We didn’t move much today – 3/4 of us were not feeling that great this morning – first food we have not really prepared ourselves or had our concierge prepare. The mango margarita we had last night may also have had something to do with it.
Ah well. Our landlord came by to pick up the rent and give us advice about getting to the airport – Pullman bus which we need to be careful as we will need to leave relatively late on Sunday to get there in time for our 0550 AM flight. We will book tickets for the bus tomorrow and find out from them when we should be leaving – I am thinking 8 PM myself as there are lots of people wanting to get to Mexico City on Sunday night.
We had quite the conversations this morning about leadership my Father In Law is reading “Indian Ernie” a book by a retired Police Sergeant from Saskatoon who also had experience in the PPCLI and the MP branch of the Canadian Army. I am reading “It’s Your Ship” by Abrashoff. Both of these books use common sense to get their message across. You cannot build a team if you keep them in the dark about what you want to do and just use your position and your authority to order people to do things. You really need to figure out how your team can become a team and how you will guide them through that process. Interesting how both these books come at it in slightly different ways but are absolutely critical in their arguments.
This conversation led us to another one regarding how professionals are trained, whether at University, College or just in the job. Engineers really do get short shrift in how they gain their education. You can go into most BEng programs with little or no non science or math courses. Maybe you should have to do a pre Eng course that brings logic, basic psychology and a real first year english course. I think that would go a long way to assisting in this problem of not being able to understand who your team is, what they need from you to be successful and how you need to listen to what they have to say.
What happens when Mr BEng has to lead a team of non engineers whom he has not had the chance to pick or who understand his point of view on things. Our normal go to spot is what has worked for us in the past. Managers/Leaders who do not have an innate ability to get their message across will have a very hard time getting their job done. The can send a bunch of their resources off on wild goose chases if they don’t at least marginally understand their business and really understand those who do the business at the pointy end – whether that is an infantry battalion, a police car or a public transit bus on the street.
People like to have a goal in mind or be given a goal – like we want to achieve 95% schedule adherence, or we want to respond to calls on the street in under 10 minutes, or we are going to conduct a flanking assault on hill 503 . . . How do you do this when you cannot communicate the concepts to your team, or don’t understand the concepts around which the team is built and don’t have experience/fortitude in talking to your team and asking for help. A new guy in a new job will normally be given a lot of support from his team – lots of latitude for making mistakes – provided he/she accepts responsibility for the error. Ordering someone to do something, without asking for any advice, and then taking it out on them when they don’t meet your deadline (which you did not give to them) or when something affects the entire system – like a huge spike in overtime spending – is hugely counterproductive to your team and your relationship with them. In some cases that team member becomes the wounded wolf of the pack – the one others start to take on to gain advantage, in others that team members becomes the champion amongst the team when dealing with the boss. In both of these situations you have really damaged your credibility as a leader but possibly caused irreparable damage to the formerly high functioning team – all of this I might add with the best of intent!!
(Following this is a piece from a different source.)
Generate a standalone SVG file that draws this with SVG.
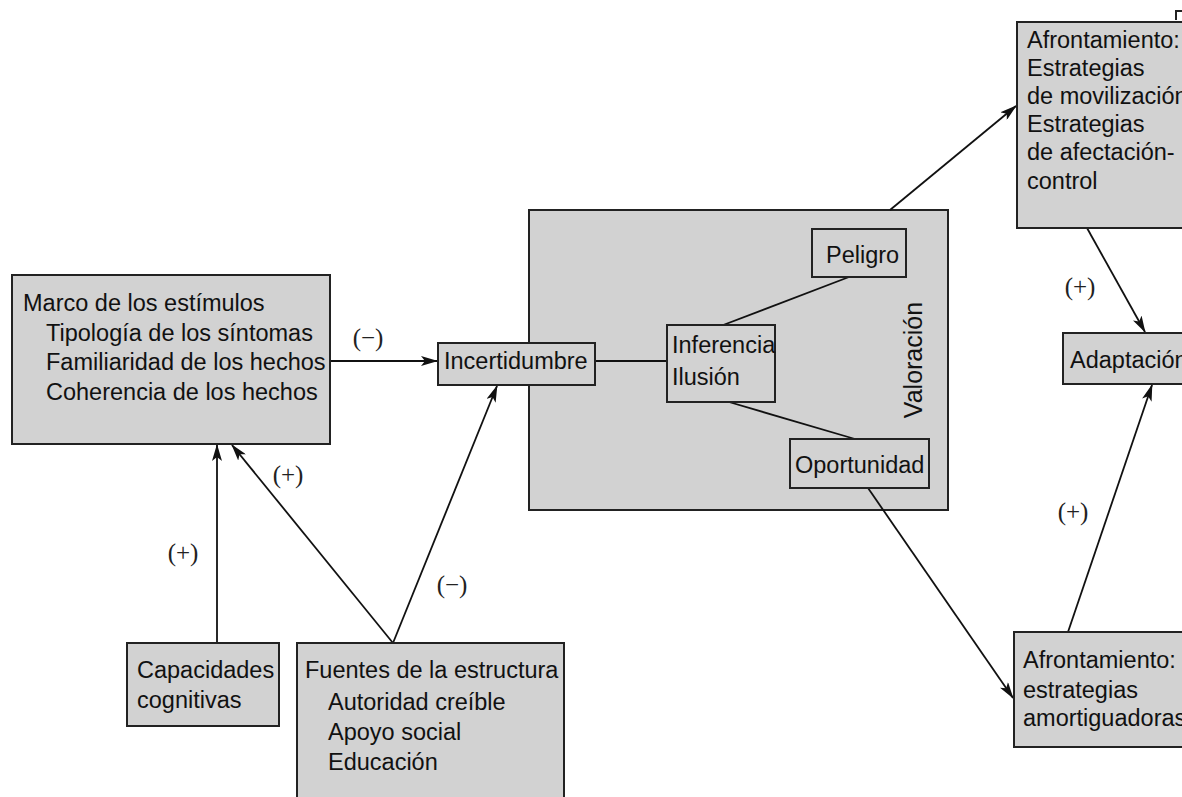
<svg xmlns="http://www.w3.org/2000/svg" width="1182" height="797" viewBox="0 0 1182 797">
<defs>
<marker id="ah" viewBox="0 0 17 10" refX="16" refY="5" markerWidth="17" markerHeight="10" orient="auto" markerUnits="userSpaceOnUse">
<path d="M0,0 L17,5 L0,10 L4,5 z" fill="#111"/>
</marker>
<style>
.box{fill:#d2d2d2;stroke:#222;stroke-width:2}
.t{font-family:"Liberation Sans",Arial,sans-serif;font-size:23.5px;fill:#111}
.lbl{font-family:"Liberation Serif","Times New Roman",serif;font-size:25px;fill:#222;text-anchor:middle}
.c{fill:none;stroke:#111;stroke-width:1.8}
</style>
</defs>
<rect width="1182" height="797" fill="#fff"/>

<g id="valoracion">
<rect class="box" x="529" y="210" width="419" height="300"/>
<text class="t" transform="translate(922,360) rotate(-90)" text-anchor="middle" style="font-size:25px">Valoración</text>
</g>

<g id="connectors">
<path class="c" d="M330,361 L437,361" stroke-width="2.6" marker-end="url(#ah)"/>
<path class="c" d="M595,361 L667,361"/>
<path class="c" d="M718,327 L849,277"/>
<path class="c" d="M729,402 L855,439"/>
<path class="c" d="M217,643 L217,445" marker-end="url(#ah)"/>
<path class="c" d="M393,643 L232,445" marker-end="url(#ah)"/>
<path class="c" d="M393,643 L497,386" marker-end="url(#ah)"/>
<path class="c" d="M890,210 L1016,106" marker-end="url(#ah)"/>
<path class="c" d="M868,488 L1013,698" marker-end="url(#ah)"/>
<path class="c" d="M1087,228 L1145,332" marker-end="url(#ah)"/>
<path class="c" d="M1068,632 L1152,385" marker-end="url(#ah)"/>
<text class="lbl" x="368" y="346">(−)</text>
<text class="lbl" x="288" y="483">(+)</text>
<text class="lbl" x="183" y="561">(+)</text>
<text class="lbl" x="452" y="593">(−)</text>
<text class="lbl" x="1080" y="295">(+)</text>
<text class="lbl" x="1073" y="520">(+)</text>
</g>

<g id="marco">
<rect class="box" x="12" y="275" width="318" height="169"/>
<text class="t" x="23" y="311">Marco de los estímulos</text>
<text class="t" x="46" y="341">Tipología de los síntomas</text>
<text class="t" x="46" y="370">Familiaridad de los hechos</text>
<text class="t" x="46" y="400">Coherencia de los hechos</text>
</g>

<g id="incertidumbre">
<rect class="box" x="438" y="343" width="157" height="42"/>
<text class="t" x="444" y="369">Incertidumbre</text>
</g>

<g id="inferencia">
<rect class="box" x="667" y="325" width="108" height="77"/>
<text class="t" x="672" y="353">Inferencia</text>
<text class="t" x="672" y="385">Ilusión</text>
</g>

<g id="peligro">
<rect class="box" x="812" y="229" width="94" height="48"/>
<text class="t" x="826" y="263">Peligro</text>
</g>

<g id="oportunidad">
<rect class="box" x="790" y="439" width="139" height="49"/>
<text class="t" x="795" y="473">Oportunidad</text>
</g>

<g id="capacidades">
<rect class="box" x="127" y="643" width="152" height="83"/>
<text class="t" x="137" y="678">Capacidades</text>
<text class="t" x="137" y="708">cognitivas</text>
</g>

<g id="fuentes">
<rect class="box" x="297" y="643" width="267" height="170"/>
<text class="t" x="305" y="678">Fuentes de la estructura</text>
<text class="t" x="328" y="710">Autoridad creíble</text>
<text class="t" x="328" y="740">Apoyo social</text>
<text class="t" x="328" y="770">Educación</text>
</g>

<g id="afrontamiento-movilizacion">
<rect class="box" x="1017" y="22" width="180" height="206"/>
<text class="t" x="1027" y="48">Afrontamiento:</text>
<text class="t" x="1027" y="76">Estrategias</text>
<text class="t" x="1027" y="104">de movilización</text>
<text class="t" x="1027" y="132">Estrategias</text>
<text class="t" x="1027" y="160">de afectación-</text>
<text class="t" x="1027" y="189">control</text>
<path d="M1175,11 L1182,11 M1176,11 L1176,20" fill="none" stroke="#222" stroke-width="2"/>
</g>

<g id="adaptacion">
<rect class="box" x="1063" y="333" width="140" height="51"/>
<text class="t" x="1070" y="368">Adaptación</text>
</g>

<g id="afrontamiento-amortiguadoras">
<rect class="box" x="1014" y="632" width="190" height="115"/>
<text class="t" x="1023" y="668">Afrontamiento:</text>
<text class="t" x="1023" y="698">estrategias</text>
<text class="t" x="1023" y="726">amortiguadoras</text>
</g>
</svg>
Sometimes that is all the instruction you have to give, you don’t always have to go into copious amounts of detail – your people know how to do their jobs and you should also let them – this builds their confidence in their abilities and also builds more cooperation into your team. If you don’t have a relationship with your team, squad mate, those guys out on the road driving a bus how do you understand what is at the bottom of some of the gripes and groans that frequently come to you? More importantly how do you parse the whines from actual issues that should be fixed or looked into?
Some people just want attention and will bring up any item to you as long as you continue to respond to them and follow through with a knee jerk reaction. More often than not there is nothing wrong that needs to be fixed in this instance and your mid level managers then have to placate their direct reports and worse! If you pull a spring out of your fancy swiss watch because you think it isn’t needed or because someone told you it would boost the performance of your watch should you be surprised if it doesn’t work? Leading a well put together team is like that! You may think that “it’s only a small change no one will notice” when what it does in the end leads you to a number of group grievances or wasted time explaining why the change – or worse making up the best guess detail about why it was changed as you do not have a solid intent or goal from your leader/manager.
I will get off my soap box now and get back to the sunny climes here in Cuernavaca. The temperature is wonderful, the house is amazing – did I tell you it has a pool? We will be departing shortly to a BBQ at the Bride’s parents house, I may provide an update on that tomorrow or later tonight – we shall see!
OK, just to be clear – these ideas of managing and leading are not new, not mine – just based on my 36 years of leadership positions in the Canadian Army and a civic government service delivery arm. The errors are mine, the mistakes in the wording and any dangling participles are mine. I just want to have my little say about this subject today, that is all.